Kate: I can’t get enough of literary nonfiction about anything even tangentially related to fish, rivers, and coastal communities, and right now I’m reading The Frayed Atlantic Edge: A Historian’s Journey from Shetland to the Channel by David Gange. The author chronicles his journey via kayak around the Atlantic coasts of Britain and Ireland over the course of the year. If you enjoyed Weymouth’s Kings of the Yukon, you might like this.

I’ve also recently started The Seed Keepers by Diane Wilson, and I can’t put it down. It’s an intergenerational story about a Dakota family’s struggle to preserve their way of life. Beautifully written.

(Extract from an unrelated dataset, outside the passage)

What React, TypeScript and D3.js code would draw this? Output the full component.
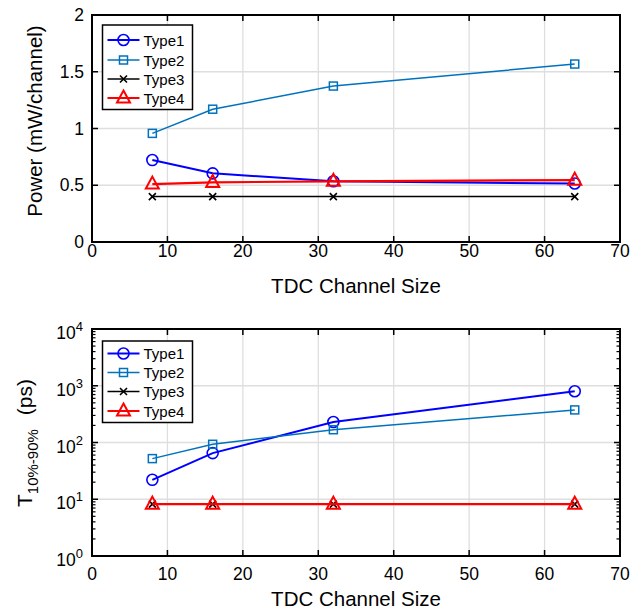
import React from "react";
import * as d3 from "d3";

const channelSizes = [8, 16, 32, 64];
const seriesNames = ["Type1", "Type2", "Type3", "Type4"];
const powerType1 = [0.722, 0.605, 0.535, 0.515];
const powerType2 = [0.957, 1.17, 1.374, 1.568];
const powerType3 = [0.4, 0.4, 0.4, 0.4];
const powerType4 = [0.51, 0.525, 0.535, 0.545];
const riseType1 = [22, 65, 230, 800];
const riseType2 = [52, 93, 168, 375];
const riseType3 = [8.2, 8.2, 8.2, 8.2];
const riseType4 = [8.2, 8.2, 8.2, 8.2];
const xTicks = [0, 10, 20, 30, 40, 50, 60, 70];
const powerTicks = [0, 0.5, 1, 1.5, 2];
const riseTicks = [1, 10, 100, 1000, 10000];

const colors = ["#0000ff", "#0072bd", "#000000", "#ff0000"];
const widths = [2, 1.5, 1.5, 2.2];
const markers = ["circle", "square", "x", "triangle"];
const FONT = "'Liberation Sans', Arial, Helvetica, sans-serif";

function Marker({ type, x, y, color }: { type: string; x: number; y: number; color: string }) {
  if (type === "circle")
    return <circle cx={x} cy={y} r={5.5} fill="none" stroke={color} strokeWidth={1.6} />;
  if (type === "square")
    return <rect x={x - 4} y={y - 4} width={8} height={8} fill="none" stroke={color} strokeWidth={1.5} />;
  if (type === "x")
    return (
      <path d={`M${x - 3.5},${y - 3.5}L${x + 3.5},${y + 3.5}M${x - 3.5},${y + 3.5}L${x + 3.5},${y - 3.5}`} stroke={color} strokeWidth={1.6} />
    );
  return (
    <path d={`M${x},${y - 7.5}L${x + 6.5},${y + 4.5}L${x - 6.5},${y + 4.5}Z`} fill="none" stroke={color} strokeWidth={2} />
  );
}

function Legend({ x0, y0, itemYs }: { x0: number; y0: number; itemYs: number[] }) {
  return (
    <g>
      <rect x={x0} y={y0} width={90} height={itemYs[3] + 11 - y0 + 0.5} fill="#fff" stroke="#000" strokeWidth={1.5} />
      {seriesNames.map((n, i) => (
        <g key={n}>
          <line x1={x0 + 5} x2={x0 + 37} y1={itemYs[i]} y2={itemYs[i]} stroke={colors[i]} strokeWidth={widths[i]} />
          <Marker type={markers[i]} x={x0 + 21} y={itemYs[i]} color={colors[i]} />
          <text x={x0 + 41} y={itemYs[i] + 5.5} fontSize={15} fontFamily={FONT} fill="#000">
            {n}
          </text>
        </g>
      ))}
    </g>
  );
}

export default function App() {
  const left = 92, right = 620;
  const x = d3.scaleLinear().domain([0, 70]).range([left, right]);

  // top panel
  const t1 = 15, b1 = 242;
  const yP = d3.scaleLinear().domain([0, 2]).range([b1, t1]);
  const powerSeries = [powerType1, powerType2, powerType3, powerType4];

  // bottom panel
  const t2 = 329, b2 = 556;
  const yR = d3.scaleLog().domain([1, 10000]).range([b2, t2]);
  const riseSeries = [riseType1, riseType2, riseType3, riseType4];
  const minorTicks: number[] = [];
  for (let d = 1; d < 10000; d *= 10) for (let k = 2; k <= 9; k++) minorTicks.push(d * k);

  const line = (ys: number[], yScale: any) =>
    d3.line<number>().x((_, i) => x(channelSizes[i])).y((v) => yScale(v))(ys) || "";

  const grid = "#dedede";

  return (
    <svg width={630} height={611} style={{ position: "absolute", left: 0, top: 0, background: "#fff" }}>
      <rect width={630} height={611} fill="#fff" />
      {/* ===== Top panel ===== */}
      <g>
        {xTicks.slice(1, -1).map((v) => (
          <line key={"gx" + v} x1={x(v)} x2={x(v)} y1={t1} y2={b1} stroke={grid} strokeWidth={1.3} />
        ))}
        {powerTicks.slice(1, -1).map((v) => (
          <line key={"gy" + v} x1={left} x2={right} y1={yP(v)} y2={yP(v)} stroke={grid} strokeWidth={1.3} />
        ))}
        {powerSeries.map((s, i) => (
          <g key={"ps" + i}>
            <path d={line(s, yP)} fill="none" stroke={colors[i]} strokeWidth={widths[i]} />
            {s.map((v, j) => (
              <Marker key={j} type={markers[i]} x={x(channelSizes[j])} y={yP(v)} color={colors[i]} />
            ))}
          </g>
        ))}
        {xTicks.map((v) => (
          <g key={"tx" + v}>
            <line x1={x(v)} x2={x(v)} y1={b1} y2={b1 - 6} stroke="#000" strokeWidth={1.5} />
            <line x1={x(v)} x2={x(v)} y1={t1} y2={t1 + 6} stroke="#000" strokeWidth={1.5} />
            <text x={x(v)} y={257} textAnchor="middle" fontSize={17.5} fontFamily={FONT}>
              {v}
            </text>
          </g>
        ))}
        {powerTicks.map((v) => (
          <g key={"ty" + v}>
            <line x1={left} x2={left + 6} y1={yP(v)} y2={yP(v)} stroke="#000" strokeWidth={1.5} />
            <line x1={right} x2={right - 6} y1={yP(v)} y2={yP(v)} stroke="#000" strokeWidth={1.5} />
            <text x={84} y={yP(v) + 6} textAnchor="end" fontSize={17.5} fontFamily={FONT}>
              {v}
            </text>
          </g>
        ))}
        <rect x={left} y={t1} width={right - left} height={b1 - t1} fill="none" stroke="#000" strokeWidth={2} />
        <Legend x0={102.5} y0={25} itemYs={[40, 60, 79, 98]} />
        <text x={356} y={293} textAnchor="middle" fontSize={20.5} fontFamily={FONT}>
          TDC Channel Size
        </text>
        <text transform={`translate(42,121) rotate(-90)`} textAnchor="middle" fontSize={20.5} fontFamily={FONT}>
          Power (mW/channel)
        </text>
      </g>

      {/* ===== Bottom panel ===== */}
      <g>
        {xTicks.slice(1, -1).map((v) => (
          <line key={"gx2" + v} x1={x(v)} x2={x(v)} y1={t2} y2={b2} stroke={grid} strokeWidth={1.3} />
        ))}
        {riseTicks.slice(1, -1).map((v) => (
          <line key={"gy2" + v} x1={left} x2={right} y1={yR(v)} y2={yR(v)} stroke={grid} strokeWidth={1.3} />
        ))}
        {riseSeries.map((s, i) => (
          <g key={"rs" + i}>
            <path d={line(s, yR)} fill="none" stroke={colors[i]} strokeWidth={widths[i]} />
            {s.map((v, j) => (
              <Marker key={j} type={markers[i]} x={x(channelSizes[j])} y={yR(v)} color={colors[i]} />
            ))}
          </g>
        ))}
        {xTicks.map((v) => (
          <g key={"tx2" + v}>
            <line x1={x(v)} x2={x(v)} y1={b2} y2={b2 - 6} stroke="#000" strokeWidth={1.5} />
            <line x1={x(v)} x2={x(v)} y1={t2} y2={t2 + 6} stroke="#000" strokeWidth={1.5} />
            <text x={x(v)} y={580} textAnchor="middle" fontSize={17.5} fontFamily={FONT}>
              {v}
            </text>
          </g>
        ))}
        {minorTicks.map((v) => (
          <g key={"mt" + v}>
            <line x1={left} x2={left + 3.5} y1={yR(v)} y2={yR(v)} stroke="#000" strokeWidth={1.2} />
            <line x1={right} x2={right - 3.5} y1={yR(v)} y2={yR(v)} stroke="#000" strokeWidth={1.2} />
          </g>
        ))}
        {riseTicks.map((v) => (
          <g key={"ty2" + v}>
            <line x1={left} x2={left + 6} y1={yR(v)} y2={yR(v)} stroke="#000" strokeWidth={1.5} />
            <line x1={right} x2={right - 6} y1={yR(v)} y2={yR(v)} stroke="#000" strokeWidth={1.5} />
            <text x={83} y={yR(v) + 10} textAnchor="end" fontSize={17.5} fontFamily={FONT}>
              10
              <tspan fontSize={13} dy={-8}>
                {Math.round(Math.log10(v))}
              </tspan>
            </text>
          </g>
        ))}
        <rect x={left} y={t2} width={right - left} height={b2 - t2} fill="none" stroke="#000" strokeWidth={2} />
        <Legend x0={102.5} y0={341} itemYs={[353.5, 372.5, 391.5, 411]} />
        <text x={356} y={606} textAnchor="middle" fontSize={20.5} fontFamily={FONT}>
          TDC Channel Size
        </text>
        <text transform={`translate(32,507) rotate(-90)`} textAnchor="start" fontSize={21} fontFamily={FONT}>
          T
          <tspan fontSize={15} dy={6}>10%-90%</tspan>
          <tspan fontSize={21} dy={-6} dx={14}>(ps)</tspan>
        </text>
      </g>
    </svg>
  );
}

Max: I just finished The Doors of Eden, a sci fi book by Adrian Tchaikovsky, a wonderful story about beings from different timelines and dimensions trying to find a way to live together. 

What We’re Listening To:

Kate: I’m loving the recently released John Prine tribute album, Broken Hearts & Dirty Windows: Songs of John Prine, Vol. 2, as well as Georgia Blue, a charity cover album produced by Jason Isbell, with proceeds benefiting Black Voters Matter, Fair Fight, and Georgia STAND-UP.

Max: The new album by Béla Fleck, My Bluegrass Heart, is really incredible.